#### [Exercise requirements]
Exactly the lines from the line with "Recreate this image" to the line with "import pandas as pd" should be extracted, both included, with no other lines.

#### [Material for the task]
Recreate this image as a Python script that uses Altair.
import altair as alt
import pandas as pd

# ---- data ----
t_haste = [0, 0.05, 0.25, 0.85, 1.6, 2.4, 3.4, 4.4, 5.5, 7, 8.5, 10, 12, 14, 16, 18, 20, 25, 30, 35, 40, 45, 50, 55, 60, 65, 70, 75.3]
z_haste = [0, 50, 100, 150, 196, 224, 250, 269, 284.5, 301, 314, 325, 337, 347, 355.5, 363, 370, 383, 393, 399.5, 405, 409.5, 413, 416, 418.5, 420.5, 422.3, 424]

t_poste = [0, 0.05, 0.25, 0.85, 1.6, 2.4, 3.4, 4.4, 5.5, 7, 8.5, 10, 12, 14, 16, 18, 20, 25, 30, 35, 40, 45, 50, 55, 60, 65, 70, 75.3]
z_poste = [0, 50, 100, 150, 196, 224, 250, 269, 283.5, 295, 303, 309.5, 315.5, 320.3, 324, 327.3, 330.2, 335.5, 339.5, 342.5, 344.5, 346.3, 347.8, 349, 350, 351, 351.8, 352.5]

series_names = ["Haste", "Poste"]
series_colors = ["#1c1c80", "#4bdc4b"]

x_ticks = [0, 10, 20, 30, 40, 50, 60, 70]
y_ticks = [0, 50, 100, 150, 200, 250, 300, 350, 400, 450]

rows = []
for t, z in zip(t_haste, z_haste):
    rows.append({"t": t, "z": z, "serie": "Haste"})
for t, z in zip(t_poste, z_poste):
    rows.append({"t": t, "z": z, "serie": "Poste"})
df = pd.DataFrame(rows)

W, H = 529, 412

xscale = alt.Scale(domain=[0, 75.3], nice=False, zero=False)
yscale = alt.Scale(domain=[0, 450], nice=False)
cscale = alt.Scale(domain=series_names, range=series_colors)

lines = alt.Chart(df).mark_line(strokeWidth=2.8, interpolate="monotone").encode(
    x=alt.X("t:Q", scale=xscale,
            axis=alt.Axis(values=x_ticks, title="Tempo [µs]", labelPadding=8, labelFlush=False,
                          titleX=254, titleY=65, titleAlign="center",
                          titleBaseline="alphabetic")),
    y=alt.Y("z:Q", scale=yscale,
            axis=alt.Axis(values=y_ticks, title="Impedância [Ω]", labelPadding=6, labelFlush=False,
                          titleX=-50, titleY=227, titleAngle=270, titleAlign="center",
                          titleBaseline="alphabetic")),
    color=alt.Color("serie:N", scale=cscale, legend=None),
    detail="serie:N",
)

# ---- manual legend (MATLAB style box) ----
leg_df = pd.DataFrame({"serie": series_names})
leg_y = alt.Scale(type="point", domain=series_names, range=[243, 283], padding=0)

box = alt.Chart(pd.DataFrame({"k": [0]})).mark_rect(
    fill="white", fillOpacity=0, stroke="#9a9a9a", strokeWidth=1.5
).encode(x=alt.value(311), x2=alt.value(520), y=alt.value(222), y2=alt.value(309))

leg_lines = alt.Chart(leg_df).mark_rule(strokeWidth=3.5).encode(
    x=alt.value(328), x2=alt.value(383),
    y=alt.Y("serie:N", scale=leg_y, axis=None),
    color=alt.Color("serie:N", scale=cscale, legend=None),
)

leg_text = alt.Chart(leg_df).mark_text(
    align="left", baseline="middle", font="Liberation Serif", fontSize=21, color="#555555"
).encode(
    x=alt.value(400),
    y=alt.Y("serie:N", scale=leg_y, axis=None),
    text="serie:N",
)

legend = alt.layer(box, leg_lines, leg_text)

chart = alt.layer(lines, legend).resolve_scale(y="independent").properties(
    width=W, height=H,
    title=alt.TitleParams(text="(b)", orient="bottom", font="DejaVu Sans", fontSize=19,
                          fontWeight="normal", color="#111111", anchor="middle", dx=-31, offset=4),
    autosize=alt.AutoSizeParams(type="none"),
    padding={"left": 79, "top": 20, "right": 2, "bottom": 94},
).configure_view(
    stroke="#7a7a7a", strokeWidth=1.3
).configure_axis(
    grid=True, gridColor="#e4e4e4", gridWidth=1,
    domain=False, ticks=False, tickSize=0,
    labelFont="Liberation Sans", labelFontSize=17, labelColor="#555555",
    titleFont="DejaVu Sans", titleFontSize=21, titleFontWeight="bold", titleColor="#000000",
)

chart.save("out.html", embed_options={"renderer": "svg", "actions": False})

--

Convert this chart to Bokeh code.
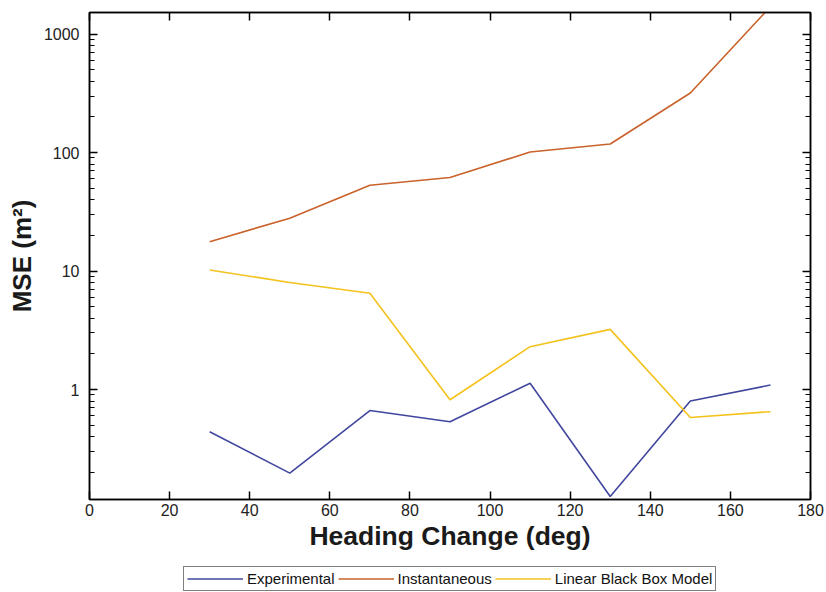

==

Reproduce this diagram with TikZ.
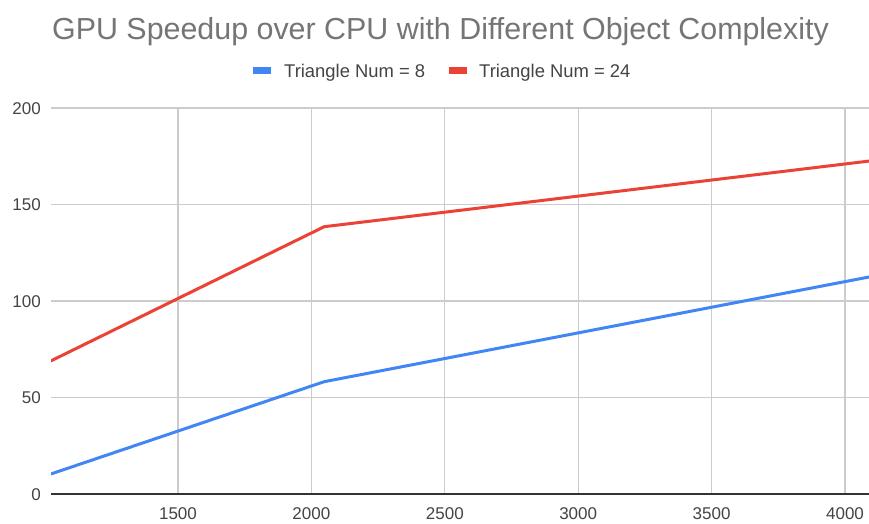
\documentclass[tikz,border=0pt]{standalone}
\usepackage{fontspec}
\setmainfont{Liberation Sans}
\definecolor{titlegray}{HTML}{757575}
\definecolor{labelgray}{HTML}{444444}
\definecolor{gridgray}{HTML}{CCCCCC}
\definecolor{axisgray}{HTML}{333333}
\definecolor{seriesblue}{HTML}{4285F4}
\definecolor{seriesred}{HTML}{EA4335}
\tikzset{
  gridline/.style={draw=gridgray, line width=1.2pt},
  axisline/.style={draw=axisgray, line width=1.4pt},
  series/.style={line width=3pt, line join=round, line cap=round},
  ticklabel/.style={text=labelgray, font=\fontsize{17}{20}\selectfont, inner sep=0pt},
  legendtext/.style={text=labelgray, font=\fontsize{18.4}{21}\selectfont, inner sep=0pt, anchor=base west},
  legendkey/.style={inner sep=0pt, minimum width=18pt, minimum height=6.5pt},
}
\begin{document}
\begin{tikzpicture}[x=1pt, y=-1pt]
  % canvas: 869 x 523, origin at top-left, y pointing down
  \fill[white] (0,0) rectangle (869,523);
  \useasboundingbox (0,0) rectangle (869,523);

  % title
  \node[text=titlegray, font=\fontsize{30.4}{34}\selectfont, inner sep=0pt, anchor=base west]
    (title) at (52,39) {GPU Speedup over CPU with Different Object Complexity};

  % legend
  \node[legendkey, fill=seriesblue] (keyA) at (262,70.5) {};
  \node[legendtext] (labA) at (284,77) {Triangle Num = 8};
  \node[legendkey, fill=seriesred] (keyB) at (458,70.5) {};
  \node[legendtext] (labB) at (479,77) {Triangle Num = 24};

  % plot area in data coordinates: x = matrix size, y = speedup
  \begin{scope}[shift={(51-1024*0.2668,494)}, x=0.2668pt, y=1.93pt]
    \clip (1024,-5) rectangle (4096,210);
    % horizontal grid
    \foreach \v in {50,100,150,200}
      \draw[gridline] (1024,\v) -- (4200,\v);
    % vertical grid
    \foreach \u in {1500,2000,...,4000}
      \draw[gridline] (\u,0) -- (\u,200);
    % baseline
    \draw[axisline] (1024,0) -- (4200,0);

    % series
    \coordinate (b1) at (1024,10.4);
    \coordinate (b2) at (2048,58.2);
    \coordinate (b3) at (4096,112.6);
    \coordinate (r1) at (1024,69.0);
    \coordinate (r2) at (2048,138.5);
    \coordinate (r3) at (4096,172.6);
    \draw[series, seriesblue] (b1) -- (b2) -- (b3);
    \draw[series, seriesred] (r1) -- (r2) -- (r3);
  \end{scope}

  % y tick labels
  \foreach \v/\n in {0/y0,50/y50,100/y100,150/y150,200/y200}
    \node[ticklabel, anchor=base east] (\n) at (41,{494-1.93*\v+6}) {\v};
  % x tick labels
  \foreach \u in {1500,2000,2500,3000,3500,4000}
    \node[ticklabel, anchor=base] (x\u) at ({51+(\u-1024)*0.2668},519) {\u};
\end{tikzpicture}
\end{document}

#### [Result of this exercise]
Recreate this image as a Python script that uses Altair.
import altair as alt
import pandas as pd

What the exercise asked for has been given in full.